Erfahrungswechsel

Die Grünen haben eine sehr gute Entscheidung getroffen. Annalena Baerbock ist Kanzlerkandidatin. „Die Menschen wachsen über sich hinaus, jetzt wird es Zeit für eine Politik, die über sich hinauswächst“, ist für mich der Schlüsselsatz ihrer Antrittsrede am 19. April 2021.

Sie hat keine Erfahrung ist der zentrale Vorwurf an sie im Moment. Was für einen Mut sie hat, sich dem auszusetzen. Mut hatte sie schon gezeigt, als sie 2018 für den Parteivorsitz kandidierte und gewann. „Es geht heute nicht um die Frau an Roberts Seite“, sagte sie damals, und die beiden haben als Duo eine Performance hingelegt, die beispielhaft ist: klar, klug, respektvoll. Für uns Beobachterinnen ist das eine neue Erfahrung im Politikbetrieb.
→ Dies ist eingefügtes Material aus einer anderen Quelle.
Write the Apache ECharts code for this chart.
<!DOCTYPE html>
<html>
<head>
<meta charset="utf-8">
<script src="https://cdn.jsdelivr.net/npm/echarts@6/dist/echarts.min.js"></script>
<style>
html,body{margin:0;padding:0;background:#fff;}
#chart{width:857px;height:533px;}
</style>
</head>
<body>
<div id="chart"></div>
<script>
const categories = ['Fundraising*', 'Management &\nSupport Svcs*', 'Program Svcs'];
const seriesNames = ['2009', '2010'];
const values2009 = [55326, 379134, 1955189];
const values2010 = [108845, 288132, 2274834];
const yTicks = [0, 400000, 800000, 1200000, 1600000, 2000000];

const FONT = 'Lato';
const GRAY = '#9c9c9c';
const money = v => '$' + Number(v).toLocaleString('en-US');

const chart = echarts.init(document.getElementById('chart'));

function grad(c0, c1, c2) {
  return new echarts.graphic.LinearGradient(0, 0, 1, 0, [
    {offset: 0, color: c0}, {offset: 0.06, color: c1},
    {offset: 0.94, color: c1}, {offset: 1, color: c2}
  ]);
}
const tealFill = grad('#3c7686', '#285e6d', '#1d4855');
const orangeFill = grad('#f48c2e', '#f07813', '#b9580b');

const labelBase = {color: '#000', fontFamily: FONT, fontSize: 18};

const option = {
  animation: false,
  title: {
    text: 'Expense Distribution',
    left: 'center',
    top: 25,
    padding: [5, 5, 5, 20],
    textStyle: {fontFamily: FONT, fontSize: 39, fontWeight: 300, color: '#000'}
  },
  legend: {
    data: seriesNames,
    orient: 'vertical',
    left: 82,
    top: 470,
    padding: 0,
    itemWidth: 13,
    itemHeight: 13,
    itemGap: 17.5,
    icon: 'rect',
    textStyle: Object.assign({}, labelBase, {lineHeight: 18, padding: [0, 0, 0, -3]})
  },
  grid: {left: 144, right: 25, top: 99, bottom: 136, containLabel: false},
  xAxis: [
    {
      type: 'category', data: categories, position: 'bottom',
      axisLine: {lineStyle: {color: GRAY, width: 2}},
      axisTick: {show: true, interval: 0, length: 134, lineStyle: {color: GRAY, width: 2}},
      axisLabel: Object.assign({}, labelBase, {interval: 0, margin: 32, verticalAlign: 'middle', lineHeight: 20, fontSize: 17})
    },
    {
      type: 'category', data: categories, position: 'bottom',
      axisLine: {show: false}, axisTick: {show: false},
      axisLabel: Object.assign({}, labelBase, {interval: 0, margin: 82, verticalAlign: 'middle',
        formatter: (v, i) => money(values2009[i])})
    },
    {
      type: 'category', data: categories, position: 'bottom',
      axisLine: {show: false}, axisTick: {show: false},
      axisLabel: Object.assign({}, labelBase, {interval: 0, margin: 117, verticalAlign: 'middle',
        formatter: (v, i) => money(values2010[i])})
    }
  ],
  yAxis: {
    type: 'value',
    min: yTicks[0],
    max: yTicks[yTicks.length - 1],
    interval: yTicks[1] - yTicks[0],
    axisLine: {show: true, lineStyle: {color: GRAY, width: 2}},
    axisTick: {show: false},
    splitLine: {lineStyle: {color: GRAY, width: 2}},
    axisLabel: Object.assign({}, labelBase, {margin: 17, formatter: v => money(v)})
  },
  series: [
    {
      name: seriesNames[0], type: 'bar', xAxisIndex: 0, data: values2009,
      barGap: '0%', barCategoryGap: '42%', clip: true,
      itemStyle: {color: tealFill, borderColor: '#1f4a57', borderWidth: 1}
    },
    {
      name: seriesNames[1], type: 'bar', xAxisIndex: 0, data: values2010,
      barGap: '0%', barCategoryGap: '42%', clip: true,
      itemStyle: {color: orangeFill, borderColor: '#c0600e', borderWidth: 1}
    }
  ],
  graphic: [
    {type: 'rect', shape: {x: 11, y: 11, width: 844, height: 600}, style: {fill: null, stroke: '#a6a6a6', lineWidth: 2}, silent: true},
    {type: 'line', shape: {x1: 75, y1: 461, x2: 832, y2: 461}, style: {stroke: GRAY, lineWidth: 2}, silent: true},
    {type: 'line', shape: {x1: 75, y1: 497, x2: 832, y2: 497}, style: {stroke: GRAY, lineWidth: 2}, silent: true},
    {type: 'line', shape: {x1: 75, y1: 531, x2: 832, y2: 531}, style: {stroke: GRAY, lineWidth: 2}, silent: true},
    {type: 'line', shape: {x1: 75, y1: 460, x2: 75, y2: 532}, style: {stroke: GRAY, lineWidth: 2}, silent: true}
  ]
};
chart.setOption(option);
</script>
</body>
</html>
Auf Twitter hieß es am Tag ihrer Nominierung schlagfertig an die Adresse von CDU und CSU, Annalena Baerbock habe mit Sicherheit zu wenig Korruptionserfahrung. Was also soll uns die Erfahrungsdebatte sagen? Wollen wir die Erfahrung von Andi Scheuer, der einen Sack voll Geld fürs Maut-Desaster versenkt? Die Erfahrung von Jens Spahn, der seine forschen Ankündigungen zur Pandemiebekämpfung immer wieder einfangen muss? Die Erfahrung von Peter Altmeier, der die Corona-Hilfen nicht verteilt bekommt und es „eine Scheißidee“ findet, sich den Fridays for Future-Protesten zu stellen? Die Erfahrung von Olaf Scholz, der Cum Ex und Wirecard erst verstanden hat, als es zu spät war? Wir müssen jetzt nicht das gesamte Kabinett durchgehen, um zu verstehen, dass sich diese Art der „Erfahrung“ überflüssig gemacht hat. Wenn die Planlosigkeit der Politik in der Pandemie auf jener Erfahrung beruht, die Annalena Baerbock fehlt, dann hätte ich gerne einen Erfahrungswechsel.
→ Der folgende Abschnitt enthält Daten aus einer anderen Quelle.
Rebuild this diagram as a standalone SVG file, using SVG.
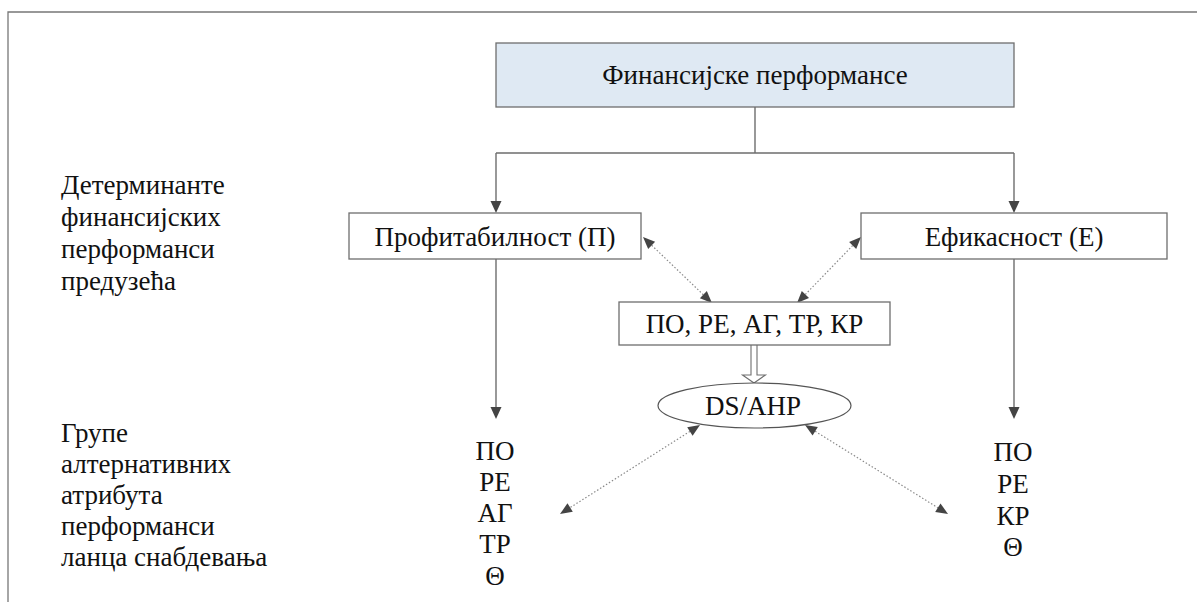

Man hatte vor 2020 vielleicht noch die Hoffnung, die deutsche Verwaltung habe ausreichend Erfahrung, um eine Pandemie zu managen … eine Illusion, ihr mangelt es schon seit geraumer Zeit an Erfahrung, um Baumaßnahmen in angemessener Zeit und mit dem veranschlagten Budget umzusetzen, das Land zu digitalisieren, die Infrastruktur nicht verkommen zu lassen, das Gesundheits- und Bildungswesen … Wir haben es offensichtlich mit einer Erfahrungskultur zu tun, die nichts dazu beigeträgt, das Land fit für die Zukunft zu machen. 

Wenn die Covid-Pandemie vorbei ist, steht der Klimawandel wieder auf der Agenda an erster Stelle. Mit der Erfahrung von Generationen war es nicht möglich, ihn zu verhindern, ja im Gegenteil, die Alten, deren Kinder und Enkel jetzt für Fridays for Future auf die Straße gehen, haben ihn ja mit ihrer „Erfahrung“ ausgelöst. Erfahrung, aus der keine Klugheit erwächst, taugt nichts. Die USA unter Präsident Biden machen es gerade vor, wie moderne Klimapolitik geht. Es ist auch für uns Zeit für einen Erfahrungswechsel. Am 26. September können wir ihn wählen.